Federated Graph Neural Networks for Privacy-Preserving and Adaptive DDoS Mitigation in Software-Defined Networks

The proliferation of Software-Defined Networking (SDN) has enhanced network programmability and centralized control, but it has also made SDN controllers prime targets for Distributed Denial-of-Service (DDoS) attacks. Conventional detection techniques often rely on centralized data collection, which raises privacy concerns, introduces latency, and struggles with the dynamic nature of modern attack patterns. This paper proposes a Federated Graph Neural Network (FedGNN) framework for privacy-preserving, adaptive, and real-time DDoS mitigation in SDN environments.
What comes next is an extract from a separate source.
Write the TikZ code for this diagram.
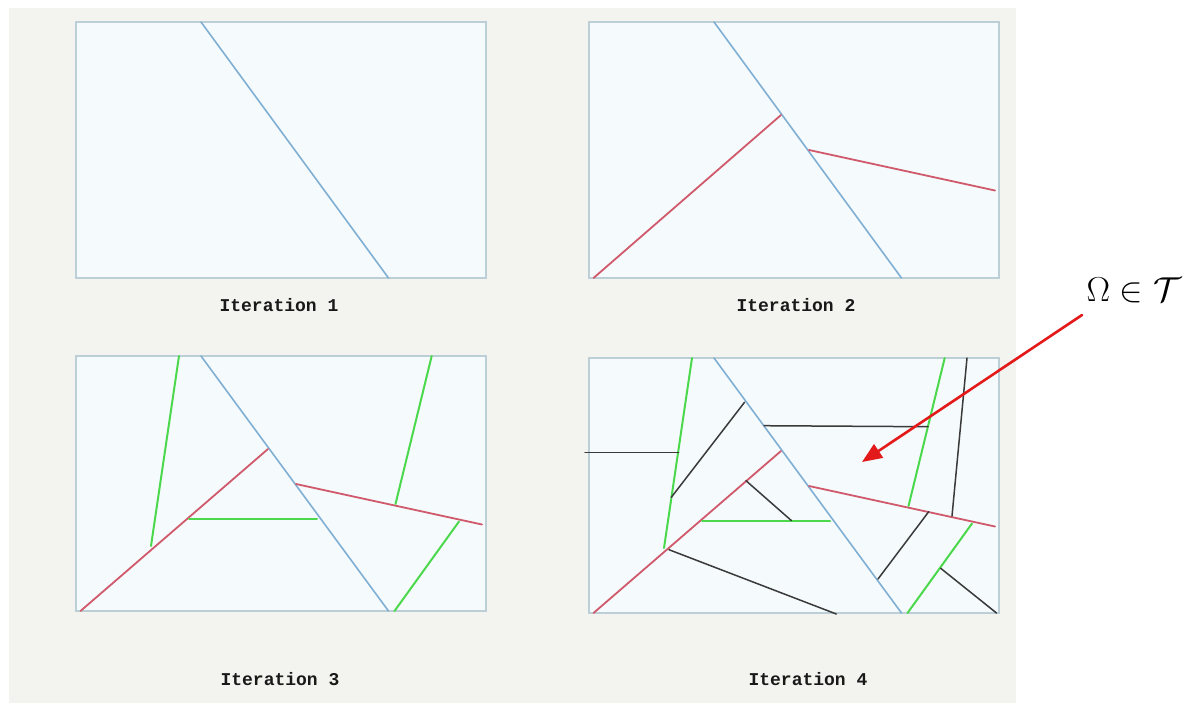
\documentclass[tikz,border=0pt]{standalone}
\usepackage{fontspec}
\usetikzlibrary{arrows.meta}
\newfontfamily\itermono{Liberation Mono}
\definecolor{bgGray}{HTML}{F3F3EF}
\definecolor{panFill}{HTML}{F5FAFC}
\definecolor{panEdge}{HTML}{BCCFD6}
\definecolor{cutBlue}{HTML}{80AFD4}
\definecolor{cutRed}{HTML}{D05A6C}
\definecolor{cutGreen}{HTML}{4CD84C}
\definecolor{cutBlack}{HTML}{3A3A3A}
\definecolor{arrRed}{HTML}{E31A1A}

\begin{document}
\begin{tikzpicture}[x=0.5pt,y=-0.5pt,line cap=round,
      panel/.style={draw=panEdge,fill=panFill,line width=0.6pt},
      blueln/.style={draw=cutBlue,line width=0.8pt},
      redln/.style={draw=cutRed,line width=0.9pt},
      greenln/.style={draw=cutGreen,line width=1pt},
      blackln/.style={draw=cutBlack,line width=0.75pt},
      iter/.style={font=\itermono\bfseries\fontsize{9}{10}\selectfont,text=black!90,inner sep=0pt}]
      \useasboundingbox (0,0) rectangle (1189,703);
      \fill[white] (0,0) rectangle (1189,703);
      \fill[bgGray] (9,8) rectangle (1016,703);
      % iteration 1
      \begin{scope}[shift={(76,22)}]
        \draw[panel] (0,0) rectangle (410,256);
        \draw[blueln] (125,0) -- (312.5,256);
      \end{scope}
      % iteration 2
      \begin{scope}[shift={(589,22)}]
        \draw[panel] (0,0) rectangle (410,256);
        \draw[blueln] (125,0) -- (312.5,256);
        \draw[redln] (4.5,256) -- (192,93);
        \draw[redln] (220,128) -- (406,168.5);
      \end{scope}
      % iteration 3
      \begin{scope}[shift={(76,356)}]
        \draw[panel] (0,0) rectangle (410,255);
        \draw[blueln] (125,0) -- (312.5,255);
        \draw[redln] (4.5,255) -- (192,93);
        \draw[redln] (220,128) -- (406,168.5);
        \draw[greenln] (103,0) -- (75,190);
        \draw[greenln] (113,162.5) -- (241,162.5);
        \draw[greenln] (355.7,0) -- (319.5,148);
        \draw[greenln] (383,165.5) -- (318.5,255);
      \end{scope}
      % iteration 4
      \begin{scope}[shift={(589,358)}]
        \draw[panel] (0,0) rectangle (410,255);
        \draw[blueln] (125,0) -- (312.5,255);
        \draw[redln] (4.5,255) -- (192,93);
        \draw[redln] (220,128) -- (406,168.5);
        \draw[greenln] (103,0) -- (75,190);
        \draw[greenln] (113,162.5) -- (241,162.5);
        \draw[greenln] (355.7,0) -- (319.5,148);
        \draw[greenln] (383,165.5) -- (318.5,255);
        \draw[blackln] (-4,94.3) -- (89.7,94.3);
        \draw[blackln] (82.3,139.3) -- (155.5,44.3);
        \draw[blackln] (175,67.7) -- (339,68.7);
        \draw[blackln] (378,0) -- (363,158);
        \draw[blackln] (157,122.7) -- (202.3,162.5);
        \draw[blackln] (80,191.7) -- (247.3,256);
        \draw[blackln] (339.7,153.7) -- (289,221);
        \draw[blackln] (351.7,210.3) -- (407.5,255);
      \end{scope}
      \node[iter] (it1) at (279,305) {Iteration 1};
      \node[iter] (it2) at (796,305) {Iteration 2};
      \node[iter] (it3) at (280,679) {Iteration 3};
      \node[iter] (it4) at (808,679) {Iteration 4};
      % the cell label and its pointer
      \node[anchor=base,inner sep=0pt,font=\fontsize{16}{18}\selectfont] (omega) at (1134,301)
        {\scalebox{1.02}[1.0]{$\Omega\in\mathcal{T}$}};
      \coordinate (tail) at (1082,315);
      \coordinate (cell) at (862,462);
      \draw[arrRed,line width=1.3pt,-{Triangle[length=10pt,width=8pt]}] (tail) -- (cell);
    \end{tikzpicture}
\end{document}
In the proposed approach, each SDN domain locally trains a GNN-based detection model that captures the graph-structured topology and traffic flow patterns, without sharing raw packet data. Model updates are securely aggregated at a central coordinator using a federated learning paradigm, ensuring both data confidentiality and cross-domain intelligence sharing. To improve resilience, the FedGNN integrates attention-based dynamic weighting to prioritize updates from domains experiencing abnormal traffic surges. Extensive simulations on benchmark datasets and a Mininet-based SDN testbed demonstrate that the proposed framework achieves higher detection accuracy, faster response times, and reduced false positives compared to conventional machine learning and deep learning methods. The results highlight FedGNN’s ability to adapt to evolving DDoS strategies while maintaining operational privacy, making it a promising solution for next-generation intelligent network defense.